# Convert a washing machine hook up into a shower.



## ram2785 (Feb 4, 2015)

I am looking to remodel my current 1/2 bathroom/laundry room into a full bathroom. I have a toilet and sink already in the room, but would like to convert the area where the washer and dryer are into a shower. The water lines are there for the washer as well as the drain line/pipe for the washing machine... How do I go about installing a shower using what is already in the room? Any and all help/tips/etc. is appreciated.


----------



## Jim F (Mar 4, 2010)

Your question is a little vague. Pictures of the area might help get a response. Obviously you are going to have to relocate your washer drain to accommodate a center drain shower floor.
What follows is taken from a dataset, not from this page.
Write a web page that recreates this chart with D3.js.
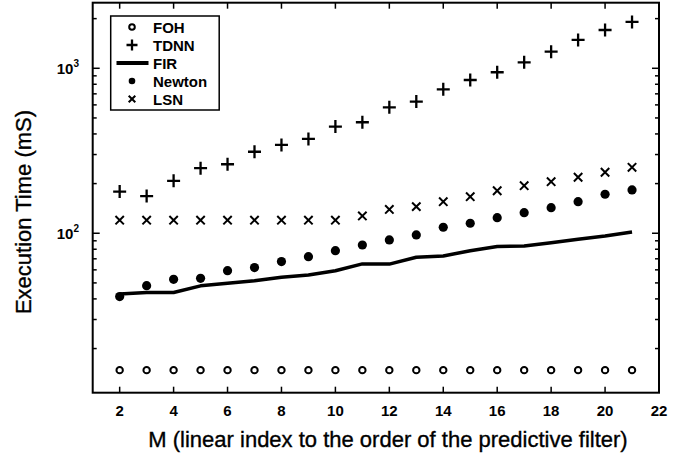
<!DOCTYPE html>
<html><head><meta charset="utf-8">
<script src="https://cdn.jsdelivr.net/npm/d3@7"></script>
<style>body{margin:0;background:#fff}svg{display:block}</style>
</head><body>
<svg id="c" width="693" height="463"></svg>
<script>
const M = [2,3,4,5,6,7,8,9,10,11,12,13,14,15,16,17,18,19,20,21];
const FOH = [14.8,14.8,14.8,14.8,14.8,14.8,14.8,14.8,14.8,14.8,14.8,14.8,14.8,14.8,14.8,14.8,14.8,14.8,14.8,14.8];
const TDNN = [179,168,208,248,262,312,343,373,443,471,580,628,746,849,946,1087,1261,1485,1707,1909];
const FIR = [42.9,43.7,43.7,48,49.8,51.6,54.1,55.9,59.3,65.2,65,71.5,72.8,78.4,83,83.7,87.7,92,96.3,101.8];
const NEWTON = [41.3,48.1,52.6,53.3,59.3,61.9,67.3,72.1,78.4,84.9,91.1,97.7,108.7,115,124.3,133.3,142.9,155.4,172.3,183];
const LSN = [120,120,120,120,120,120,120,120,120,127.3,139.4,145,155.4,166.6,181,194.3,205.5,218.5,234.3,251];
const xTicks = [2,4,6,8,10,12,14,16,18,20,22];
const yMajor = [100,1000];
const yMinor = [20,30,40,50,60,70,80,90,200,300,400,500,600,700,800,900,2000];
const legendLabels = ["FOH","TDNN","FIR","Newton","LSN"];
const xTitle = "M (linear index to the order of the predictive filter)";
const yTitle = "Execution Time (mS)";

const svg = d3.select("#c");
const L = 92.7, R = 659, T = 2.7, B = 392.7;
const x = d3.scaleLinear().domain([1,22]).range([L,R]);
const y = d3.scaleLog().domain([10.8,2498]).range([B,T]);
const FONT = "Liberation Sans, Arial, Helvetica, sans-serif";

const g = svg.append("g");
g.append("rect").attr("x",L).attr("y",T).attr("width",R-L).attr("height",B-T)
 .attr("fill","none").attr("stroke","#000").attr("stroke-width",2);

const tk = 6;
xTicks.forEach(v=>{
  g.append("line").attr("x1",x(v)).attr("x2",x(v)).attr("y1",B).attr("y2",B-tk).attr("stroke","#000").attr("stroke-width",1.5);
  g.append("line").attr("x1",x(v)).attr("x2",x(v)).attr("y1",T).attr("y2",T+tk).attr("stroke","#000").attr("stroke-width",1.5);
  g.append("text").attr("x",x(v)).attr("y",416).attr("text-anchor","middle")
   .attr("font-family",FONT).attr("font-weight","bold").attr("font-size",15).text(v);
});
yMajor.forEach(v=>{
  g.append("line").attr("x1",L).attr("x2",L+7).attr("y1",y(v)).attr("y2",y(v)).attr("stroke","#000").attr("stroke-width",1.5);
  g.append("line").attr("x1",R).attr("x2",R-7).attr("y1",y(v)).attr("y2",y(v)).attr("stroke","#000").attr("stroke-width",1.5);
  const t = g.append("text").attr("x",79).attr("y",y(v)+6).attr("text-anchor","end")
   .attr("font-family",FONT).attr("font-weight","bold").attr("font-size",15);
  t.append("tspan").text("10");
  t.append("tspan").attr("dy",-7).attr("font-size",10).text(Math.round(Math.log10(v)));
});
yMinor.forEach(v=>{
  g.append("line").attr("x1",L).attr("x2",L+4).attr("y1",y(v)).attr("y2",y(v)).attr("stroke","#000").attr("stroke-width",1.5);
  g.append("line").attr("x1",R).attr("x2",R-4).attr("y1",y(v)).attr("y2",y(v)).attr("stroke","#000").attr("stroke-width",1.5);
});

svg.append("text").attr("x",388).attr("y",447).attr("text-anchor","middle")
  .attr("font-family",FONT).attr("font-size",22).attr("stroke","#000").attr("stroke-width",0.35).text(xTitle);
svg.append("text").attr("transform","translate(31,212) rotate(-90)").attr("text-anchor","middle")
  .attr("font-family",FONT).attr("font-size",22).attr("stroke","#000").attr("stroke-width",0.35).text(yTitle);

function circ(sel, cx, cy, r){ sel.append("circle").attr("cx",cx).attr("cy",cy).attr("r",r).attr("fill","none").attr("stroke","#000").attr("stroke-width",2); }
function plus(sel, cx, cy, s){ sel.append("path").attr("d",`M${cx-s},${cy}H${cx+s}M${cx},${cy-s}V${cy+s}`).attr("stroke","#000").attr("stroke-width",2.3).attr("fill","none"); }
function cross(sel, cx, cy, s){ sel.append("path").attr("d",`M${cx-s},${cy-s}L${cx+s},${cy+s}M${cx-s},${cy+s}L${cx+s},${cy-s}`).attr("stroke","#000").attr("stroke-width",2).attr("fill","none"); }
function dot(sel, cx, cy, r){ sel.append("circle").attr("cx",cx).attr("cy",cy).attr("r",r).attr("fill","#000"); }

const d = g.append("g");
d.append("path").datum(M.map((m,i)=>[m,FIR[i]]))
 .attr("d", d3.line().x(p=>x(p[0])).y(p=>y(p[1])))
 .attr("fill","none").attr("stroke","#000").attr("stroke-width",3.5).attr("stroke-linejoin","round");
M.forEach((m,i)=>{
  circ(d, x(m), y(FOH[i]), 3.2);
  plus(d, x(m), y(TDNN[i]), 6.5);
  dot(d, x(m), y(NEWTON[i]), 4.6);
  cross(d, x(m), y(LSN[i]), 4.2);
});

const lg = svg.append("g");
lg.append("rect").attr("x",110.7).attr("y",16).attr("width",108.5).attr("height",94)
  .attr("fill","#fff").attr("stroke","#000").attr("stroke-width",1.5);
const ly = [27,45,63,81,99];
const sx = 132;
legendLabels.forEach((lab,i)=>{
  const yy = ly[i];
  if(i===0) circ(lg, sx, yy, 2.8);
  if(i===1) plus(lg, sx, yy, 5.5);
  if(i===2) lg.append("line").attr("x1",116.5).attr("x2",148.5).attr("y1",yy).attr("y2",yy).attr("stroke","#000").attr("stroke-width",4);
  if(i===3) dot(lg, sx, yy, 3.3);
  if(i===4) cross(lg, sx, yy, 3.3);
  lg.append("text").attr("x",153).attr("y",yy+5.5).attr("font-family",FONT)
    .attr("font-weight","bold").attr("font-size",15).text(lab);
});
</script>
</body></html>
I think the recommend a 2 inch PVC pipe for this. Your washer drain pipe may already be 2 inches bout some are 1.5. The hot and cold supply pipes can be used for the shower valve.


----------



## Monicap352 (Apr 15, 2021)

I need to use our existing washing machine water hookup for a shower water supply. What are the items needed to complete this project besides a hand held shower head? This space had a tub at one time and currently has a washer and dryer there. I am wanting to remove the washer and dryer, install a shower base between the 3 tiled walls. I do not want to have to remove any of the tile work....thank you in advance


----------



## Jim F (Mar 4, 2010)

They do make shower bases with the same dimensions and drain location as a tub for this very type of conversion. But, of there's was a tub in there before, the tiles probably don't go all tje way to the floor and you wouldn't be able to make a shower bases water tight without removing what's there. Your best option might be too put a new tub in that space. And as with the OP, pictures will help greatly!


----------